I dismissed Cast Away when it first came out. I don't remember all the reasons why, but I do remember wondering how it could be interesting, I've see it done before in Shipwrecked, and similar themes in things like Treasure Island. I was wrong though, there is much more to this movie than island survival. I urge others who have felt the same way to give it a look and find what you can of yourself in it... maybe you won't see it, but this film has come to mean so very much too me. I see myself in many parts of Chuck Noland, now more than ever, and as such I am trying to adopt his motto in the film. Here it is... slightly paraphrased for my own usage:
"I had to keep breathing. Even though there was no reason to hope, and all my logic said that I would never see her again. So that's what I did. I stayed alive. I kept breathing. I'm so sad to say I don't have her, yet I'm so grateful that she was with me... And now I know what I have to do now. I gotta keep breathing, because tomorrow the sun will rise. Who knows what the tide could bring?"

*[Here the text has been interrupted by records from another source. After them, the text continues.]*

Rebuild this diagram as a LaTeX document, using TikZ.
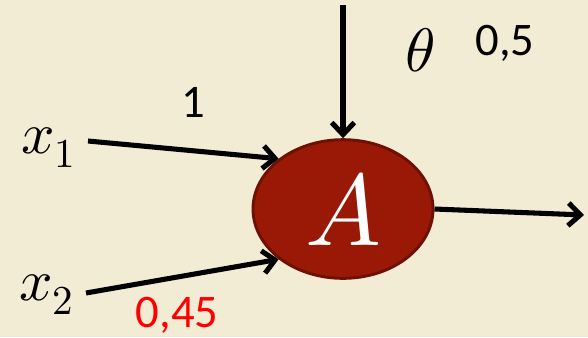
\documentclass[tikz,border=0pt]{standalone}
\usepackage{fontspec}
\usepackage{unicode-math}
\newfontfamily\numfont{Carlito}
\usetikzlibrary{arrows.meta, shapes.geometric}
\definecolor{parchment}{HTML}{F3ECD4}
\definecolor{cellred}{HTML}{9A1906}
\definecolor{cellrim}{HTML}{6E1004}

\begin{document}
\begin{tikzpicture}[x=0.75pt, y=-0.75pt, >={Straight Barb[length=9pt,width=17pt]},
    signal/.style={->, line width=3.8pt},
    neuron/.style={ellipse, draw=cellrim, line width=2.2pt, fill=cellred, text=white,
        minimum width=135pt, minimum height=104pt, inner sep=0pt},
    weight/.style={font=\fontsize{35}{35}\selectfont\numfont, inner sep=0pt}]
    \fill[parchment] (0,0) rectangle (588,337);

    \node[neuron, font=\fontsize{76}{76}\selectfont] (A) at (343,209) {$A$};

    \node[anchor=base west, inner sep=0pt, font=\fontsize{44}{44}\selectfont] (x1) at (21,153) {$x_1$};
    \node[anchor=base west, inner sep=0pt, font=\fontsize{44}{44}\selectfont] (x2) at (19,300) {$x_2$};
    \node[inner sep=0pt, font=\fontsize{46}{46}\selectfont] (theta) at (420,50) {$\theta$};

    \node[weight, anchor=base] (w1) at (193,117) {1};
    \node[weight, anchor=base] (w0) at (505,55) {0,5};
    \node[weight, anchor=base, text=red] (w2) at (177,327) {0,45};

    \coordinate (in1) at (88,141);
    \coordinate (in2) at (86,293);
    \coordinate (bias) at (343,5);
    \coordinate (out) at (584,215);

    \draw[signal] (in1) -- (A.142);
    \draw[signal] (in2) -- (A.218);
    \draw[signal] (bias) -- (A.north);
    \draw[signal] (A.east) -- (out);
\end{tikzpicture}
\end{document}
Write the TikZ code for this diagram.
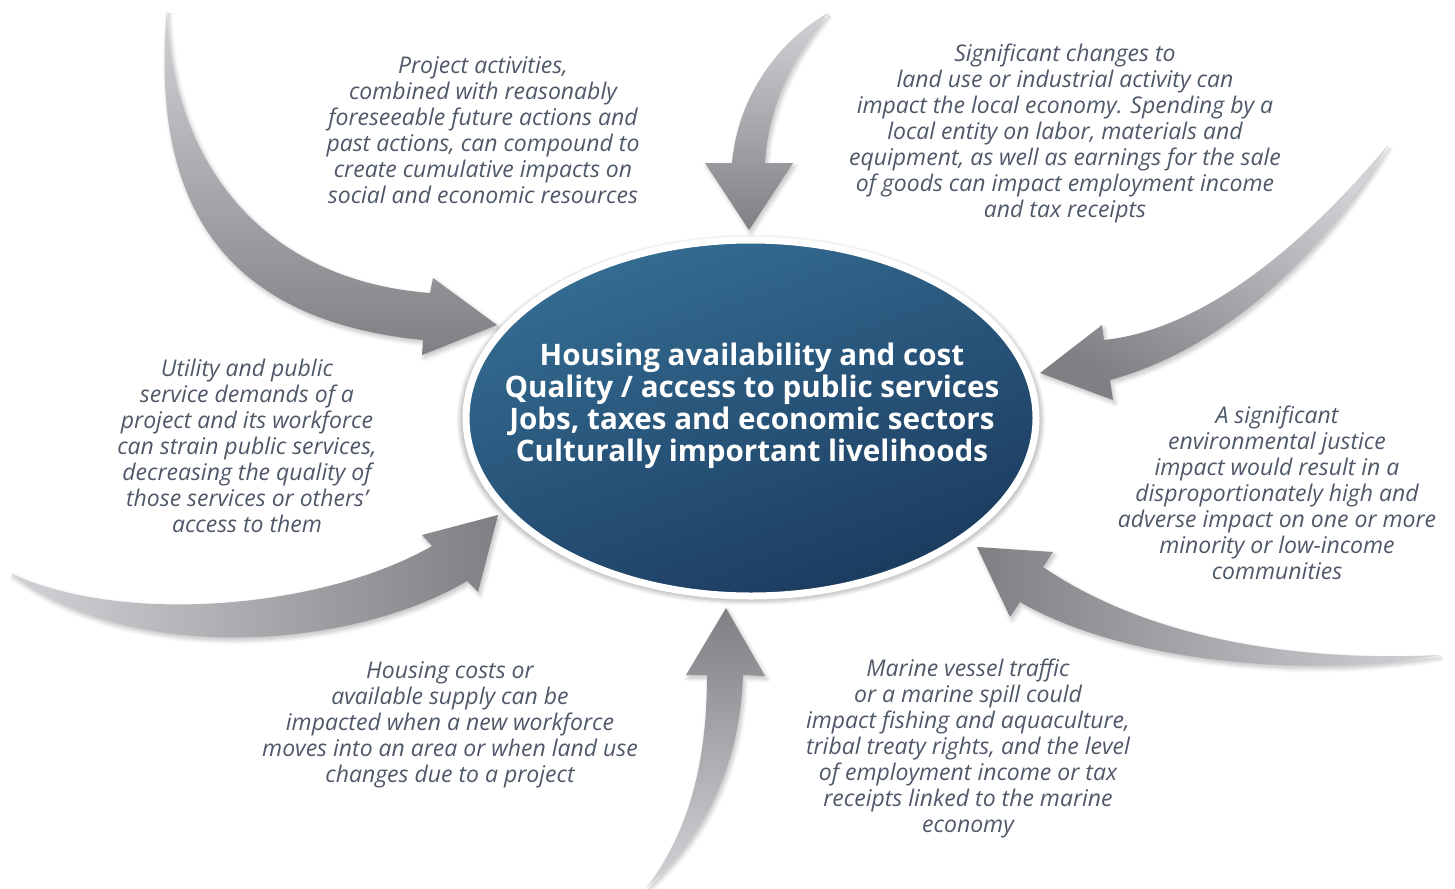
\documentclass[tikz,border=0pt]{standalone}
\usepackage{fontspec}
\setmainfont{Open Sans}
\usetikzlibrary{positioning,shapes,shadows,shadows.blur,calc}

\definecolor{hubtop}{HTML}{356D93}
\definecolor{hubbot}{HTML}{1B3A5E}
\definecolor{arrowlight}{HTML}{D2D3D6}
\definecolor{arrowdark}{HTML}{7F8084}
\definecolor{notetext}{HTML}{4F5869}

\tikzset{
  note/.style={align=center, text=notetext, inner sep=0pt,
    font=\itshape\fontsize{11.5}{13}\selectfont},
  hub/.style={ellipse, draw=white, line width=3.5pt, minimum width=285pt,
    minimum height=178pt, inner sep=0pt, top color=hubtop, bottom color=hubbot,
    shading angle=20,
    blur shadow={shadow xshift=0pt, shadow yshift=-1pt, shadow scale=1.02,
      shadow opacity=30, shadow blur steps=8}},
  hubtext/.style={align=center, text=white, inner sep=0pt,
    font=\bfseries\fontsize{14.8}{16}\selectfont},
  bigarrow/.style={blur shadow={shadow xshift=1pt, shadow yshift=-1.5pt,
      shadow opacity=25, shadow blur steps=6}},
}

\begin{document}
\begin{tikzpicture}[x=0.5pt, y=-0.5pt]
\useasboundingbox (0,0) rectangle (1455,888);

% tails of the arrows
\coordinate (t1) at (167,10);
\coordinate (t2) at (828,13);
\coordinate (t3) at (1388,145);
\coordinate (t4) at (1440,655);
\coordinate (t5) at (647,887);
\coordinate (t6) at (10,573);

\shade[bigarrow, top color=arrowlight, bottom color=arrowdark]
  (t1) .. controls (172,160) and (260,280) .. (430,293) -- (433,278) -- (497,325)
  -- (422,355) -- (423,340) .. controls (220,320) and (150,200) .. (t1);
\shade[bigarrow, top color=arrowlight, bottom color=arrowdark]
  (t2) .. controls (790,60) and (768,110) .. (765,163) -- (793,163) -- (749,230)
  -- (705,163) -- (732,163) .. controls (738,95) and (780,40) .. (t2);
\shade[bigarrow, top color=arrowlight, bottom color=arrowdark, shading angle=-30]
  (t3) .. controls (1300,250) and (1200,330) .. (1104,340) -- (1102,325) -- (1040,373)
  -- (1113,400) -- (1110,380) .. controls (1220,350) and (1320,260) .. (t3);
\shade[bigarrow, left color=arrowdark, right color=arrowlight]
  (t4) .. controls (1300,662) and (1150,640) .. (1043,567) -- (1053,552) -- (977,547)
  -- (1010,617) -- (1020,602) .. controls (1120,660) and (1300,680) .. (t4);
\shade[bigarrow, top color=arrowdark, bottom color=arrowlight]
  (t5) .. controls (690,830) and (707,760) .. (707,675) -- (686,675) -- (726,608)
  -- (765,676) -- (743,675) .. controls (740,760) and (710,830) .. (t5);
\shade[bigarrow, left color=arrowlight, right color=arrowdark]
  (t6) .. controls (120,625) and (320,610) .. (432,546) -- (422,535) -- (498,515)
  -- (478,592) -- (467,581) .. controls (350,650) and (130,665) .. (t6);

\node[hub] (hub) at (751,418) {};
\node[hubtext] (hubtext) at (752,406) {Housing availability and cost\\
  Quality / access to public services\\
  Jobs, taxes and economic sectors\\
  Culturally important livelihoods};

\node[note] (cumul) at (483,130) {Project activities,\\
  combined with reasonably\\
  foreseeable future actions and\\
  past actions, can compound to\\
  create cumulative impacts on\\
  social and economic resources};
\node[note] (econ) at (1065,133) {Significant changes to\\
  land use or industrial activity can\\
  impact the local economy. Spending by a\\
  local entity on labor, materials and\\
  equipment, as well as earnings for the sale\\
  of goods can impact employment income\\
  and tax receipts};
\node[note] (utility) at (247,446) {Utility and public\\
  service demands of a\\
  project and its workforce\\
  can strain public services,\\
  decreasing the quality of\\
  those services or others’\\
  access to them};
\node[note] (ej) at (1277,493) {A significant\\
  environmental justice\\
  impact would result in a\\
  disproportionately high and\\
  adverse impact on one or more\\
  minority or low-income\\
  communities};
\node[note] (housing) at (450,725) {Housing costs or\\
  available supply can be\\
  impacted when a new workforce\\
  moves into an area or when land use\\
  changes due to a project};
\node[note] (marine) at (968,748) {Marine vessel traffic\\
  or a marine spill could\\
  impact fishing and aquaculture,\\
  tribal treaty rights, and the level\\
  of employment income or tax\\
  receipts linked to the marine\\
  economy};
\end{tikzpicture}
\end{document}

It is so simply stated, such a difficult thing. I am telling myself I know what to do... I gotta live, I gotta keep breathing, I gotta keep going. No matter how much I tell myself there is no way out, and I don't know where to go from here, tomorrow is going to happen, whether I am ready or not. And just as Chuck when he made his way home, no matter who is around him, or what comfort is provided, I will feel alienated, I will feel alone, I will feel lost, and I will not know how to proceed... but I just have to... I hope I can find a way to do that, though hope may be gone, I cling to it, and the chance that with that new day, with that next tide, I will find what was lost, or simply what I need to keep on going...
The movie is a statement on relationships, and how we function in the world. It's also a statement on what it means to be alone, and what it means to hope. The movie is so monumentally depressing and uplifting at the same time. Give it a first look, or if you didn't like it give a second go, you may just find more than the story on the surface. I know I did.